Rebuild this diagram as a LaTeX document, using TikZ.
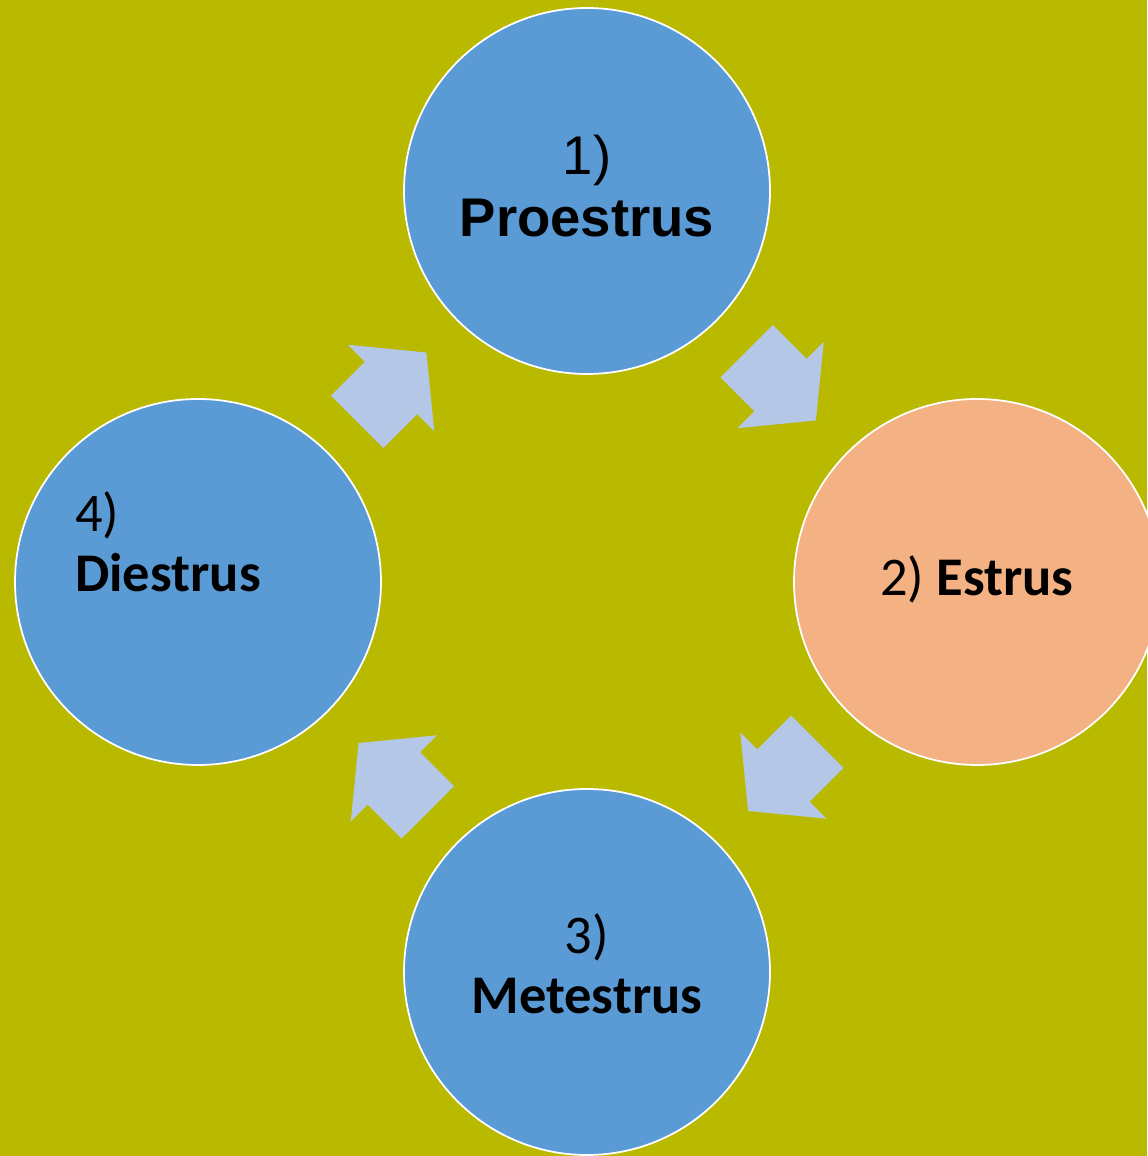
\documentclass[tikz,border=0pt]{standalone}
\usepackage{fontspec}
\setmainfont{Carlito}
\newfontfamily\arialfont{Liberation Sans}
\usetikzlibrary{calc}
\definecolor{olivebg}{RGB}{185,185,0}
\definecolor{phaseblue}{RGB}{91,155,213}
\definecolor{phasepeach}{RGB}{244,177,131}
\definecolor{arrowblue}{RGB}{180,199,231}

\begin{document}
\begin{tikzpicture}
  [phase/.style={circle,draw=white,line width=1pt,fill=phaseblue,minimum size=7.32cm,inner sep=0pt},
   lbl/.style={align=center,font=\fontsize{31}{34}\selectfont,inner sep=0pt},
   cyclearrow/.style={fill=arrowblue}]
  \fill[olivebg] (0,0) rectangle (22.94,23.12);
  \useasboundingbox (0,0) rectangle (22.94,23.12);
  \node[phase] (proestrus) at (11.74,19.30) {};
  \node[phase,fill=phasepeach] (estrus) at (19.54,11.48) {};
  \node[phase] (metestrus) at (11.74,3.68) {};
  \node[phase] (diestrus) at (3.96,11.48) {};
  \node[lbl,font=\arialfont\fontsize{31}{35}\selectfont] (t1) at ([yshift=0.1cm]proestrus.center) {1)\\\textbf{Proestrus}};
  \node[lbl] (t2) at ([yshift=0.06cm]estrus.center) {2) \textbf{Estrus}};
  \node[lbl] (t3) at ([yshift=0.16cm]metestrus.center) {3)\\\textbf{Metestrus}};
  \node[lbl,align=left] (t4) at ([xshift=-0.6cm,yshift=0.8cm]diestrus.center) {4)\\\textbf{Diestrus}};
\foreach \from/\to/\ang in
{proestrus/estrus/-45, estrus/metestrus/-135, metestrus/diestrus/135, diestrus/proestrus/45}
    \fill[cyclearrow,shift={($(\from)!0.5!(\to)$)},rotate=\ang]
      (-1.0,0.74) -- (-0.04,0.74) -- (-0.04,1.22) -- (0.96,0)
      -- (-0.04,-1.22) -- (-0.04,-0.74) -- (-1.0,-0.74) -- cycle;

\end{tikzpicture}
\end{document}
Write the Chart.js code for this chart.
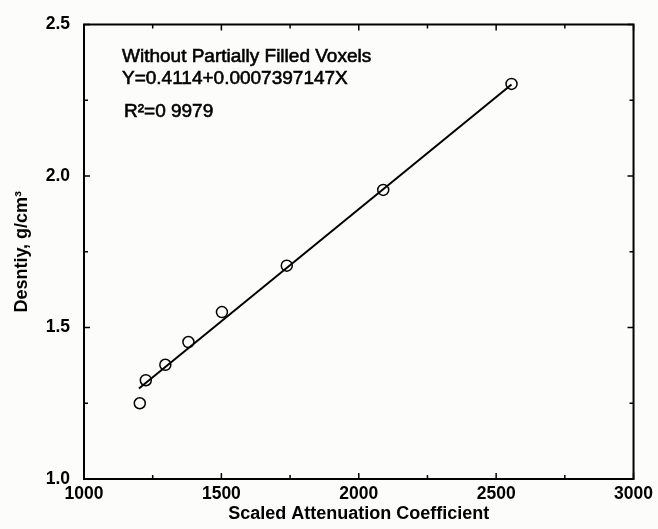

------------------------------

▸ **Exercise objective**: Can you restate all the records above word for word while dropping the pictures?

▸ **Exercise response**:
Rebuild this diagram as a LaTeX document, using TikZ.
\documentclass[tikz,border=0pt]{standalone}
\usepackage{fontspec}
\setmainfont{Carlito}
\newfontfamily\arialfont{Liberation Sans}
\usetikzlibrary{calc}
\definecolor{olivebg}{RGB}{185,185,0}
\definecolor{phaseblue}{RGB}{91,155,213}
\definecolor{phasepeach}{RGB}{244,177,131}
\definecolor{arrowblue}{RGB}{180,199,231}

\begin{document}
\begin{tikzpicture}
  [phase/.style={circle,draw=white,line width=1pt,fill=phaseblue,minimum size=7.32cm,inner sep=0pt},
   lbl/.style={align=center,font=\fontsize{31}{34}\selectfont,inner sep=0pt},
   cyclearrow/.style={fill=arrowblue}]
  \fill[olivebg] (0,0) rectangle (22.94,23.12);
  \useasboundingbox (0,0) rectangle (22.94,23.12);
  \node[phase] (proestrus) at (11.74,19.30) {};
  \node[phase,fill=phasepeach] (estrus) at (19.54,11.48) {};
  \node[phase] (metestrus) at (11.74,3.68) {};
  \node[phase] (diestrus) at (3.96,11.48) {};
  \node[lbl,font=\arialfont\fontsize{31}{35}\selectfont] (t1) at ([yshift=0.1cm]proestrus.center) {1)\\\textbf{Proestrus}};
  \node[lbl] (t2) at ([yshift=0.06cm]estrus.center) {2) \textbf{Estrus}};
  \node[lbl] (t3) at ([yshift=0.16cm]metestrus.center) {3)\\\textbf{Metestrus}};
  \node[lbl,align=left] (t4) at ([xshift=-0.6cm,yshift=0.8cm]diestrus.center) {4)\\\textbf{Diestrus}};
\foreach \from/\to/\ang in
{proestrus/estrus/-45, estrus/metestrus/-135, metestrus/diestrus/135, diestrus/proestrus/45}
    \fill[cyclearrow,shift={($(\from)!0.5!(\to)$)},rotate=\ang]
      (-1.0,0.74) -- (-0.04,0.74) -- (-0.04,1.22) -- (0.96,0)
      -- (-0.04,-1.22) -- (-0.04,-0.74) -- (-1.0,-0.74) -- cycle;

\end{tikzpicture}
\end{document}
Write the Chart.js code for this chart.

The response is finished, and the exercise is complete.